The synergy and creativity between Chef Jamie Simpson and The Chef’s Garden at The Culinary Vegetable Institute
 

Stepping into The Culinary Vegetable Institute (CVI) at The Chef’s Garden in Milan, Ohio, is like entering a sanctuary. Tucked into the woods, the high, vaulted ceiling and walls made of wild cherry, black walnut, tulip poplar, oak and ash envelop you. The world-class kitchen where executive chef and chef liaison Jamie Simpson spends his days welcomes you like a Mother’s hearth—the aroma of pots full of vegetables cooking on the stove and Mozart playing in the background. After driving two hours from Columbus through rural Ohio, I feel both at home and transported to a most magical place.
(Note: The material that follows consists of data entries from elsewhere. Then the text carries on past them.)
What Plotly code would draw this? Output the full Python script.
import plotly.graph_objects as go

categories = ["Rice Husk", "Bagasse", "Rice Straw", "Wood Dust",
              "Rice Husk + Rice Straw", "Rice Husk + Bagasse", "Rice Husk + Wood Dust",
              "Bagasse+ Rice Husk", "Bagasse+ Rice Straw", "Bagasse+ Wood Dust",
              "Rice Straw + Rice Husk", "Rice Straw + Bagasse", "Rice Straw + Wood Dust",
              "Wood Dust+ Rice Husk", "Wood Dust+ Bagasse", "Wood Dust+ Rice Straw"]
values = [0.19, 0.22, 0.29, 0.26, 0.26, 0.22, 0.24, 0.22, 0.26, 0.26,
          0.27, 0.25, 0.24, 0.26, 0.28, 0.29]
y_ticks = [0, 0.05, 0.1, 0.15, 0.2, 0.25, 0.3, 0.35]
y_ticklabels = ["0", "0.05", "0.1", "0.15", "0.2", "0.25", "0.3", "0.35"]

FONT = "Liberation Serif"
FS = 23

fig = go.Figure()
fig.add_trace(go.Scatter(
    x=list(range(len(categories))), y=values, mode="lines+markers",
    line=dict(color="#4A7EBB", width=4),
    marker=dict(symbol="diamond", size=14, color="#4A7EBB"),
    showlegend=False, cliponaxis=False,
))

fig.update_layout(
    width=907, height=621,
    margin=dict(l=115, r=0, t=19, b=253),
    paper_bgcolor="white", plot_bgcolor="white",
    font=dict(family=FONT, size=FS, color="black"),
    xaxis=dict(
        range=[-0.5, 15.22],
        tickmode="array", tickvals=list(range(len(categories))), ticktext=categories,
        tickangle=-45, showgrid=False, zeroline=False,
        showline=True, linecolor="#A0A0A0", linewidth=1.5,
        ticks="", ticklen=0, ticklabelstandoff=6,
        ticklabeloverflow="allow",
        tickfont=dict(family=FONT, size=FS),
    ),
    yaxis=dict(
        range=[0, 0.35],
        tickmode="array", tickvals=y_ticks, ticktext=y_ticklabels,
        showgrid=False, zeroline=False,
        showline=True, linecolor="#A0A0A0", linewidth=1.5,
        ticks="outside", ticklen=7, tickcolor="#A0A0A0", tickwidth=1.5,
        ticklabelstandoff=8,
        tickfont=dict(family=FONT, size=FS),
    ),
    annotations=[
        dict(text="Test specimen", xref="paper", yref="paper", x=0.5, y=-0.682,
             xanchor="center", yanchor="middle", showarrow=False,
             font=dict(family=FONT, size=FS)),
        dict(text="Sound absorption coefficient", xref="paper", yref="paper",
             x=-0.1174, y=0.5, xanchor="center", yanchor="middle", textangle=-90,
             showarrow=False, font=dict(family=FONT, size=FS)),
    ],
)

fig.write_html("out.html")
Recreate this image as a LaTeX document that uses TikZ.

Birth of a Vegetable Institute

Like the philosophers of the past, Bob Jones Sr. and his two sons, Lee and Bob Jr., and their iconic farm, The Chef’s Garden, have insights into the Earth, transforming a world of vegetables, flowers and herbs into an extraordinary product and experience. A long-standing cultural institution with a history of growing beautiful vegetables “slowly and gently in full accord with nature,” The Chef’s Garden is guided by the relationship between the chef and the farmer. What chefs want, the farmers at The Chef’s Garden will grow. What the farmers at The Chef’s Garden grow, chefs really, really want. This symbiotic relationship has supported some of the most famous chefs over the past 30 years. It’s no mystery how or why what is grown at The Chef’s Garden is as sought after as it is and expedited all over the world. The farmers love the Earth. The Earth loves the farmers. The result of this amour is a heritage and a legacy steering the consciousness of the culinary world towards its next evolution.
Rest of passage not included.